Okay, the first thing we should note is that Sears itself has never manufactured Craftsman products. Instead, they outsourced the work to manufacturers in the US and abroad. What set Craftsman apart was their insistence that manufacturers met stringent quality specifications. Much of this “quality first” mindset was driven by Tom Dunlap, who oversaw the brand’s development in its early years, upgrading the quality and durability of Craftsman tools. (Years later, the Sears Dunlap tool line was named in his honor. Though ironically, Dunlap tolls was in a lower-quality tier than Craftsman.)
As time went on, the Craftsman standards and specifications were modified to meet pressure from competitors and pricing needs. Sears insists these modifications were always for the better, while customers have had their doubts. The golden age of Craftsman tools is generally considered the 1950s through 70s.
If you have older Craftsman tools in your collection, you can find the manufacturer by comparing the model number prefix to this chart from Vintage Machinery.
Although the Craftsman brand may have had its ups and downs in terms of quality, price is one area that has consistently improved over time.
The Sears catalog from 1929 features a Craftsman 1/4-inch drill for $21.90. Adjusted for inflation, that corded drill would cost $319.21 today. By contrast, a Craftsman drill at Lowe’s currently retails for around $70, less than a quarter of the inflation-adjusted price of that old school unit. In addition, the Lowe’s model has a 1/2-inch keyless chuck and is cord-free, with a rechargeable battery. In short, you get a lot more for significantly less today than in days gone by.
The future of the Craftsman brand still looks strong.
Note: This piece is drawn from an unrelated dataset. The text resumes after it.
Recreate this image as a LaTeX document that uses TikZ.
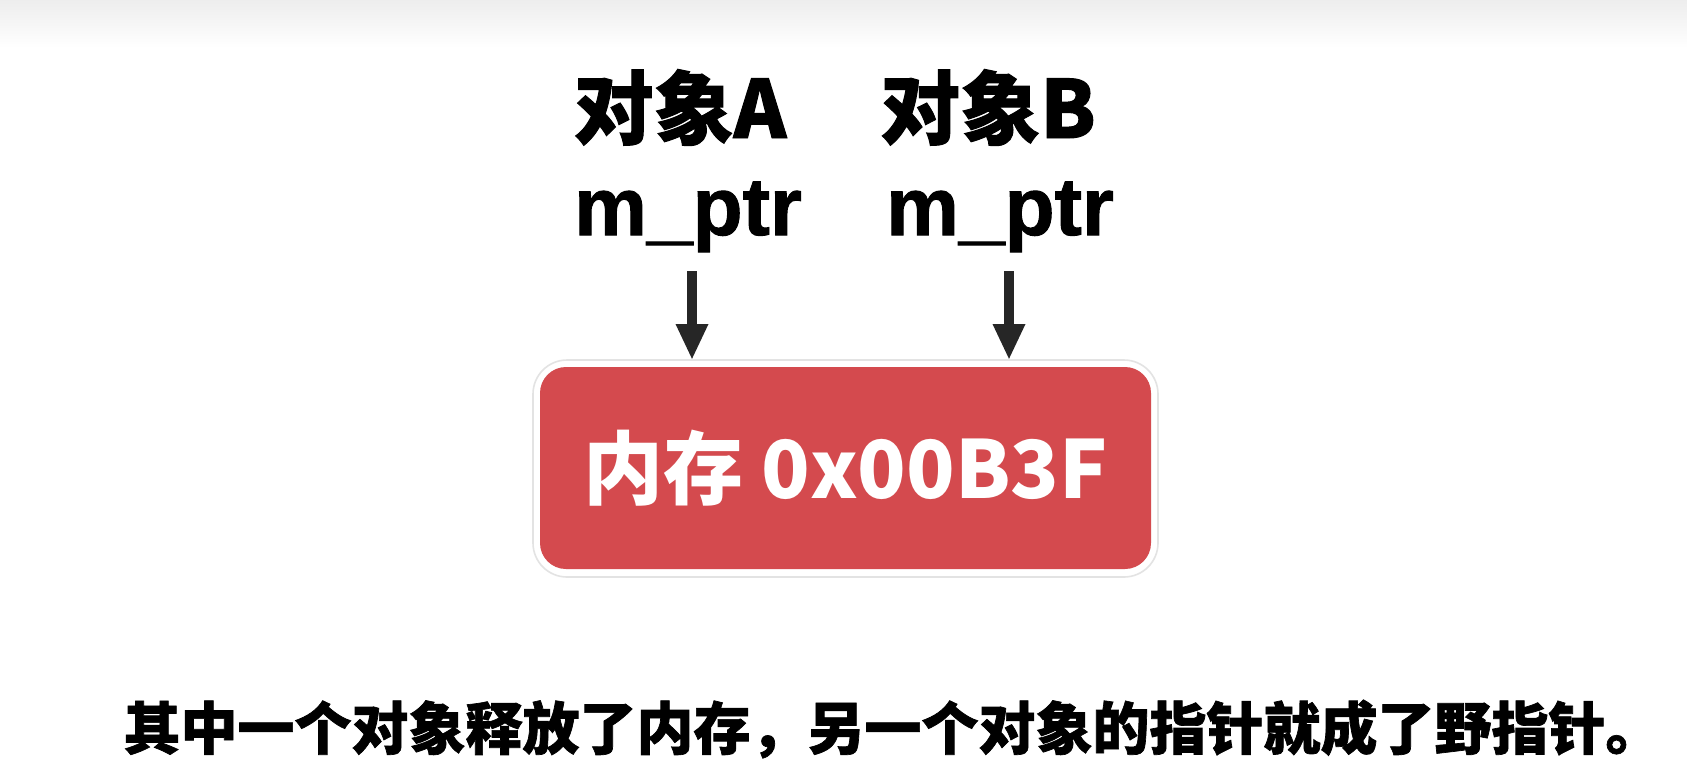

Stanley Black & Decker has moved Craftsman tools into new outlets such as Lowe’s, while Sears itself may yet emerge from Chapter 11 bankruptcy stronger than before. (Which isn’t that unlikely; Marvel Comics entered Chapter 11 bankruptcy in 1996, and if you’ve been to a movie theater in the last decade you know they’re doing okay.)
So long as the manufacturing can be held to standards as high or higher than they are today, and the lifetime warranty continues to be honored, then it won’t be surprising to find Craftsman tools on the shelves of pros and DIYers for generations to come.